» DATA BLOCK
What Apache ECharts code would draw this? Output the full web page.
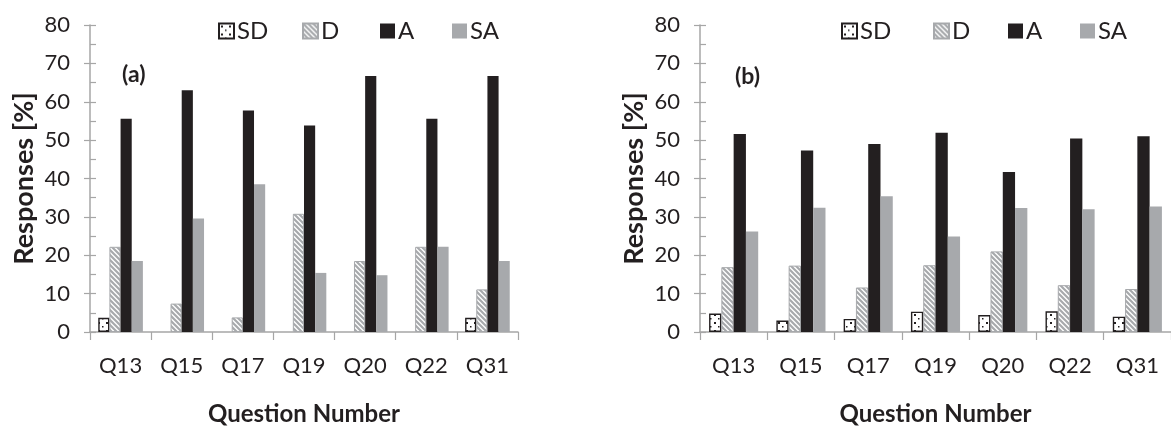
<!DOCTYPE html>
<html>
<head>
<meta charset="utf-8">
<script src="https://cdn.jsdelivr.net/npm/echarts@6/dist/echarts.min.js"></script>
<style>
html,body{margin:0;padding:0;background:#fff;}
#c{width:1171px;height:431px;}
</style>
</head>
<body>
<div id="c"></div>
<script>
const categories = ['Q13','Q15','Q17','Q19','Q20','Q22','Q31'];
const seriesNames = ['SD','D','A','SA'];
const yTicks = [0,10,20,30,40,50,60,70,80];

// Panel (a)
const aSD = [3.7, 0, 0, 0, 0, 0, 3.7];
const aD  = [22.2, 7.4, 3.8, 30.8, 18.5, 22.2, 11.1];
const aA  = [55.6, 63.0, 57.7, 53.8, 66.7, 55.6, 66.7];
const aSA = [18.5, 29.6, 38.5, 15.4, 14.8, 22.2, 18.5];

// Panel (b)
const bSD = [4.8, 3.0, 3.4, 5.3, 4.4, 5.4, 4.0];
const bD  = [16.9, 17.3, 11.6, 17.4, 21.0, 12.2, 11.2];
const bA  = [51.6, 47.3, 49.0, 51.9, 41.7, 50.4, 51.0];
const bSA = [26.2, 32.4, 35.4, 24.9, 32.3, 32.0, 32.7];

const FONT = 'Lato, "Open Sans", sans-serif';
const TXT = '#231f20';
const AX = '#a6a6a6';
const GRAY = '#a7a9ac';

function dotPattern(){
  const c = document.createElement('canvas');
  c.width = 8; c.height = 8;
  const g = c.getContext('2d');
  g.fillStyle = '#ffffff'; g.fillRect(0,0,8,8);
  g.fillStyle = '#231f20';
  g.fillRect(2,2,2,2);
  g.fillRect(6,6,1.5,1.5);
  return {image: c, repeat: 'repeat'};
}
function stripePattern(){
  const s = 5;
  const c = document.createElement('canvas');
  c.width = s; c.height = s;
  const g = c.getContext('2d');
  g.fillStyle = '#ffffff'; g.fillRect(0,0,s,s);
  g.strokeStyle = GRAY; g.lineWidth = 2.2;
  g.beginPath();
  g.moveTo(-1,-1); g.lineTo(s+1,s+1);
  g.moveTo(-1,s-1); g.lineTo(1,s+1);
  g.moveTo(s-1,-1); g.lineTo(s+1,1);
  g.stroke();
  return {image: c, repeat: 'repeat'};
}
const styles = {
  SD: {color: dotPattern(), borderColor: TXT, borderWidth: 1.4},
  D:  {color: stripePattern(), borderColor: GRAY, borderWidth: 1},
  A:  {color: TXT},
  SA: {color: GRAY}
};

const grids = [
  {left: 90, top: 25, width: 428, height: 307},
  {left: 700, top: 25, width: 478, height: 307}
];

function xAxisFor(i){
  return {
    type: 'category', gridIndex: i, data: categories,
    axisLine: {lineStyle: {color: AX, width: 1.5}},
    axisTick: {show: true, length: 8, lineStyle: {color: AX, width: 1.2}},
    axisLabel: {color: TXT, fontSize: 22, fontFamily: FONT, margin: 23},
    name: 'Question Number', nameLocation: 'middle', nameGap: 70,
    nameTextStyle: {color: TXT, fontSize: 24, fontWeight: 'bold', fontFamily: FONT}
  };
}
function yAxisFor(i, main, nameGap){
  return {
    type: 'value', gridIndex: i, position: 'left',
    min: yTicks[0], max: yTicks[yTicks.length-1], interval: 10,
    splitLine: {show: false},
    axisLine: {show: main, lineStyle: {color: AX, width: 1.5}},
    axisTick: {show: true, inside: main, length: 6, lineStyle: {color: AX, width: 1.2}},
    minorTick: {show: main, splitNumber: 2, length: 6, lineStyle: {color: AX, width: 1.2}},
    axisLabel: {show: main, color: TXT, fontSize: 22, fontFamily: FONT, margin: 20},
    name: main ? 'Responses [%]' : '', nameLocation: 'middle', nameGap: nameGap,
    nameTextStyle: {color: TXT, fontSize: 27, fontWeight: 'bold', fontFamily: FONT}
  };
}

const panelData = [[aSD, aD, aA, aSA], [bSD, bD, bA, bSA]];
const series = [];
panelData.forEach((arrs, gi) => {
  arrs.forEach((arr, si) => {
    series.push({
      type: 'bar', name: seriesNames[si],
      xAxisIndex: gi, yAxisIndex: gi * 2,
      data: arr.map(v => v === 0 ? null : v),
      barGap: '0%', barCategoryGap: '27%',
      itemStyle: styles[seriesNames[si]],
      emphasis: {disabled: true},
      animation: false
    });
  });
});

const legendPos = [
  [213, 297, 375, 447],
  [836, 928, 1003, 1075]
];
const legends = [];
legendPos.forEach(row => row.forEach((x, k) => {
  legends.push({
    data: [seriesNames[k]], left: x, top: 14,
    itemWidth: 15, itemHeight: 15, itemGap: 0,
    selectedMode: false,
    icon: 'rect',
    textStyle: {color: TXT, fontSize: 24, fontFamily: FONT, padding: [0,0,0,-2]}
  });
}));

const chart = echarts.init(document.getElementById('c'), null, {renderer: 'canvas'});
chart.setOption({
  backgroundColor: '#ffffff',
  animation: false,
  grid: grids,
  xAxis: [xAxisFor(0), xAxisFor(1)],
  yAxis: [yAxisFor(0, true, 52), yAxisFor(0, false, 0), yAxisFor(1, true, 52), yAxisFor(1, false, 0)],
  legend: legends,
  series: series,
  graphic: [
    {type: 'text', left: 122, top: 63, style: {text: '(a)', fill: TXT, fontSize: 23, fontWeight: 'bold', fontFamily: FONT}},
    {type: 'text', left: 735, top: 65, style: {text: '(b)', fill: TXT, fontSize: 23, fontWeight: 'bold', fontFamily: FONT}}
  ]
});
</script>
</body>
</html>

» GOAL OF THE EXERCISE
Skipping the pictures, transcribe each line above exactly as it appears.

» EXERCISE ANSWER
What Apache ECharts code would draw this? Output the full web page.
<!DOCTYPE html>
<html>
<head>
<meta charset="utf-8">
<script src="https://cdn.jsdelivr.net/npm/echarts@6/dist/echarts.min.js"></script>
<style>
html,body{margin:0;padding:0;background:#fff;}
#c{width:1171px;height:431px;}
</style>
</head>
<body>
<div id="c"></div>
<script>
const categories = ['Q13','Q15','Q17','Q19','Q20','Q22','Q31'];
const seriesNames = ['SD','D','A','SA'];
const yTicks = [0,10,20,30,40,50,60,70,80];

// Panel (a)
const aSD = [3.7, 0, 0, 0, 0, 0, 3.7];
const aD  = [22.2, 7.4, 3.8, 30.8, 18.5, 22.2, 11.1];
const aA  = [55.6, 63.0, 57.7, 53.8, 66.7, 55.6, 66.7];
const aSA = [18.5, 29.6, 38.5, 15.4, 14.8, 22.2, 18.5];

// Panel (b)
const bSD = [4.8, 3.0, 3.4, 5.3, 4.4, 5.4, 4.0];
const bD  = [16.9, 17.3, 11.6, 17.4, 21.0, 12.2, 11.2];
const bA  = [51.6, 47.3, 49.0, 51.9, 41.7, 50.4, 51.0];
const bSA = [26.2, 32.4, 35.4, 24.9, 32.3, 32.0, 32.7];

const FONT = 'Lato, "Open Sans", sans-serif';
const TXT = '#231f20';
const AX = '#a6a6a6';
const GRAY = '#a7a9ac';

function dotPattern(){
  const c = document.createElement('canvas');
  c.width = 8; c.height = 8;
  const g = c.getContext('2d');
  g.fillStyle = '#ffffff'; g.fillRect(0,0,8,8);
  g.fillStyle = '#231f20';
  g.fillRect(2,2,2,2);
  g.fillRect(6,6,1.5,1.5);
  return {image: c, repeat: 'repeat'};
}
function stripePattern(){
  const s = 5;
  const c = document.createElement('canvas');
  c.width = s; c.height = s;
  const g = c.getContext('2d');
  g.fillStyle = '#ffffff'; g.fillRect(0,0,s,s);
  g.strokeStyle = GRAY; g.lineWidth = 2.2;
  g.beginPath();
  g.moveTo(-1,-1); g.lineTo(s+1,s+1);
  g.moveTo(-1,s-1); g.lineTo(1,s+1);
  g.moveTo(s-1,-1); g.lineTo(s+1,1);
  g.stroke();
  return {image: c, repeat: 'repeat'};
}
const styles = {
  SD: {color: dotPattern(), borderColor: TXT, borderWidth: 1.4},
  D:  {color: stripePattern(), borderColor: GRAY, borderWidth: 1},
  A:  {color: TXT},
  SA: {color: GRAY}
};

const grids = [
  {left: 90, top: 25, width: 428, height: 307},
  {left: 700, top: 25, width: 478, height: 307}
];

function xAxisFor(i){
  return {
    type: 'category', gridIndex: i, data: categories,
    axisLine: {lineStyle: {color: AX, width: 1.5}},
    axisTick: {show: true, length: 8, lineStyle: {color: AX, width: 1.2}},
    axisLabel: {color: TXT, fontSize: 22, fontFamily: FONT, margin: 23},
    name: 'Question Number', nameLocation: 'middle', nameGap: 70,
    nameTextStyle: {color: TXT, fontSize: 24, fontWeight: 'bold', fontFamily: FONT}
  };
}
function yAxisFor(i, main, nameGap){
  return {
    type: 'value', gridIndex: i, position: 'left',
    min: yTicks[0], max: yTicks[yTicks.length-1], interval: 10,
    splitLine: {show: false},
    axisLine: {show: main, lineStyle: {color: AX, width: 1.5}},
    axisTick: {show: true, inside: main, length: 6, lineStyle: {color: AX, width: 1.2}},
    minorTick: {show: main, splitNumber: 2, length: 6, lineStyle: {color: AX, width: 1.2}},
    axisLabel: {show: main, color: TXT, fontSize: 22, fontFamily: FONT, margin: 20},
    name: main ? 'Responses [%]' : '', nameLocation: 'middle', nameGap: nameGap,
    nameTextStyle: {color: TXT, fontSize: 27, fontWeight: 'bold', fontFamily: FONT}
  };
}

const panelData = [[aSD, aD, aA, aSA], [bSD, bD, bA, bSA]];
const series = [];
panelData.forEach((arrs, gi) => {
  arrs.forEach((arr, si) => {
    series.push({
      type: 'bar', name: seriesNames[si],
      xAxisIndex: gi, yAxisIndex: gi * 2,
      data: arr.map(v => v === 0 ? null : v),
      barGap: '0%', barCategoryGap: '27%',
      itemStyle: styles[seriesNames[si]],
      emphasis: {disabled: true},
      animation: false
    });
  });
});

const legendPos = [
  [213, 297, 375, 447],
  [836, 928, 1003, 1075]
];
const legends = [];
legendPos.forEach(row => row.forEach((x, k) => {
  legends.push({
    data: [seriesNames[k]], left: x, top: 14,
    itemWidth: 15, itemHeight: 15, itemGap: 0,
    selectedMode: false,
    icon: 'rect',
    textStyle: {color: TXT, fontSize: 24, fontFamily: FONT, padding: [0,0,0,-2]}
  });
}));

const chart = echarts.init(document.getElementById('c'), null, {renderer: 'canvas'});
chart.setOption({
  backgroundColor: '#ffffff',
  animation: false,
  grid: grids,
  xAxis: [xAxisFor(0), xAxisFor(1)],
  yAxis: [yAxisFor(0, true, 52), yAxisFor(0, false, 0), yAxisFor(1, true, 52), yAxisFor(1, false, 0)],
  legend: legends,
  series: series,
  graphic: [
    {type: 'text', left: 122, top: 63, style: {text: '(a)', fill: TXT, fontSize: 23, fontWeight: 'bold', fontFamily: FONT}},
    {type: 'text', left: 735, top: 65, style: {text: '(b)', fill: TXT, fontSize: 23, fontWeight: 'bold', fontFamily: FONT}}
  ]
});
</script>
</body>
</html>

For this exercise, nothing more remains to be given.